Your objective »
Retype, please, the listing from its opening line through the line that contains "import React from", both included, without the pictures.

Stored data »
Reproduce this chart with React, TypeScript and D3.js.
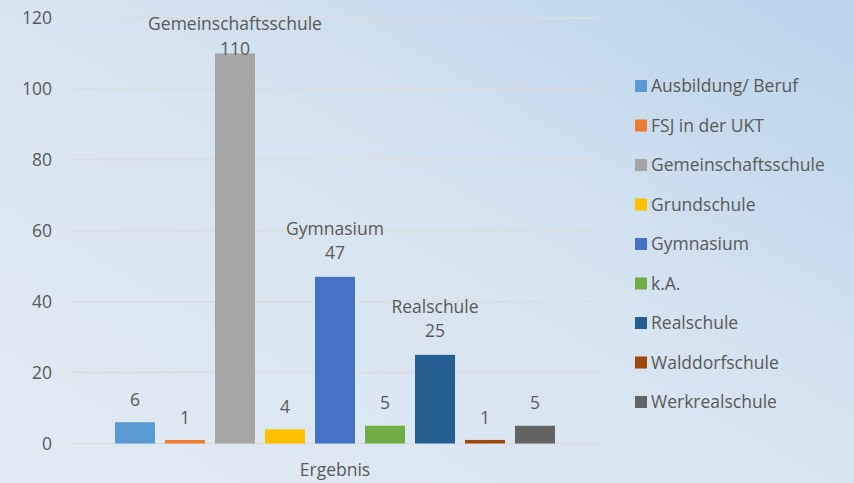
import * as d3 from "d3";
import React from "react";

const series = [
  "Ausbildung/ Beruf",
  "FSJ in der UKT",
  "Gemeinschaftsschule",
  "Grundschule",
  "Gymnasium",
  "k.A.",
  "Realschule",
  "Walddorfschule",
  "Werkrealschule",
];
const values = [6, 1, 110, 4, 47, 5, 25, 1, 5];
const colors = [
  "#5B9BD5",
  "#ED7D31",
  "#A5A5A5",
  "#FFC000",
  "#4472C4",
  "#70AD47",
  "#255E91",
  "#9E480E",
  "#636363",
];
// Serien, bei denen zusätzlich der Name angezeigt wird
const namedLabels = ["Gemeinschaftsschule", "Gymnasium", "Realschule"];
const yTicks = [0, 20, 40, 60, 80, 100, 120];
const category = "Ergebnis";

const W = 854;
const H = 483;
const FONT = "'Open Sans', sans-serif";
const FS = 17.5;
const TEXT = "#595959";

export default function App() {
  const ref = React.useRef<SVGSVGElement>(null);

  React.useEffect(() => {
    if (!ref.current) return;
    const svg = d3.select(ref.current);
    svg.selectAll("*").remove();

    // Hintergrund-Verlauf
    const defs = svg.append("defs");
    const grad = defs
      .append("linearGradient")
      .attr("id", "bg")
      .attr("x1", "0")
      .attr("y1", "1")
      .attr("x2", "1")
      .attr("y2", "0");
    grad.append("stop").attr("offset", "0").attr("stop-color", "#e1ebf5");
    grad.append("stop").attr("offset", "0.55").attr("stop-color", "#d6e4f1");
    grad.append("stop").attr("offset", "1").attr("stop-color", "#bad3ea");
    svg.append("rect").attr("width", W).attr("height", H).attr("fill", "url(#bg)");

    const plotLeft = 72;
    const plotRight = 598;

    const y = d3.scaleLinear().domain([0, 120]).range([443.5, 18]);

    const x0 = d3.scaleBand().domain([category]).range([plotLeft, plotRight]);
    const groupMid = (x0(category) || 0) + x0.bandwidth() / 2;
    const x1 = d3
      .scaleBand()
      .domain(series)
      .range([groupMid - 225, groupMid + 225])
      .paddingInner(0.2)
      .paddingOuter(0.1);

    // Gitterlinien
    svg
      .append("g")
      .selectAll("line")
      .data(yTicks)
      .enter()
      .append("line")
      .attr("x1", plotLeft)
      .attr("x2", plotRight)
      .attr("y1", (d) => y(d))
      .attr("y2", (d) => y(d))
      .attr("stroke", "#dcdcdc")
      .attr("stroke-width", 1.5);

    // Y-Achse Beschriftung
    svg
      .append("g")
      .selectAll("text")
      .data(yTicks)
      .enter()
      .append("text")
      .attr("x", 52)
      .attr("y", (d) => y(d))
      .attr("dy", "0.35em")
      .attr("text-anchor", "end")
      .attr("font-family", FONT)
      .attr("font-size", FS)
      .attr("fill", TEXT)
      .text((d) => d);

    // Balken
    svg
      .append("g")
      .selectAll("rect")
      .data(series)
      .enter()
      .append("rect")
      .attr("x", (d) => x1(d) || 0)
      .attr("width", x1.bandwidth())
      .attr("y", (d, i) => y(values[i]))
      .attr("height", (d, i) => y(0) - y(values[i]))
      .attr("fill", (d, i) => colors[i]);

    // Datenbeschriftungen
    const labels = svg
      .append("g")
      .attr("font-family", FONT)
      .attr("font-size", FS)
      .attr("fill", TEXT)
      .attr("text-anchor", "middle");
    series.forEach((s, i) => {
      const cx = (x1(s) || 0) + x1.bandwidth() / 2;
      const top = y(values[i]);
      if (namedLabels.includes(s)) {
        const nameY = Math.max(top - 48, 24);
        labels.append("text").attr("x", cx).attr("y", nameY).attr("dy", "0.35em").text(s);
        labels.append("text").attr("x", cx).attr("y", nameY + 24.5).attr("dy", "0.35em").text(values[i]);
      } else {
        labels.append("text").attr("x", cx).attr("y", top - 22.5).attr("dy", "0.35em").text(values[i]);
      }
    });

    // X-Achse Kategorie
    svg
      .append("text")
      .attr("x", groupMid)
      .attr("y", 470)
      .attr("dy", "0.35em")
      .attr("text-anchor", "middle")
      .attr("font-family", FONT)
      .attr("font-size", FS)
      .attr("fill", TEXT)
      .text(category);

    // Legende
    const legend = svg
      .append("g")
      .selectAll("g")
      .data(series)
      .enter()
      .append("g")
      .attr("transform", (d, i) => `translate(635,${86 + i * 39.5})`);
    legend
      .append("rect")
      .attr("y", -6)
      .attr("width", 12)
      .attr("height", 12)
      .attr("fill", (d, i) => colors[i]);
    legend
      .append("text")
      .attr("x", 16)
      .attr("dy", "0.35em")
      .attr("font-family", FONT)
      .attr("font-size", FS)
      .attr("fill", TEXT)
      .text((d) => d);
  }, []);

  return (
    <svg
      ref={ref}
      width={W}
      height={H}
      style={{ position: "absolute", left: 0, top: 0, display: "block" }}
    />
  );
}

Completed exercise »
Reproduce this chart with React, TypeScript and D3.js.
import * as d3 from "d3";
import React from "react";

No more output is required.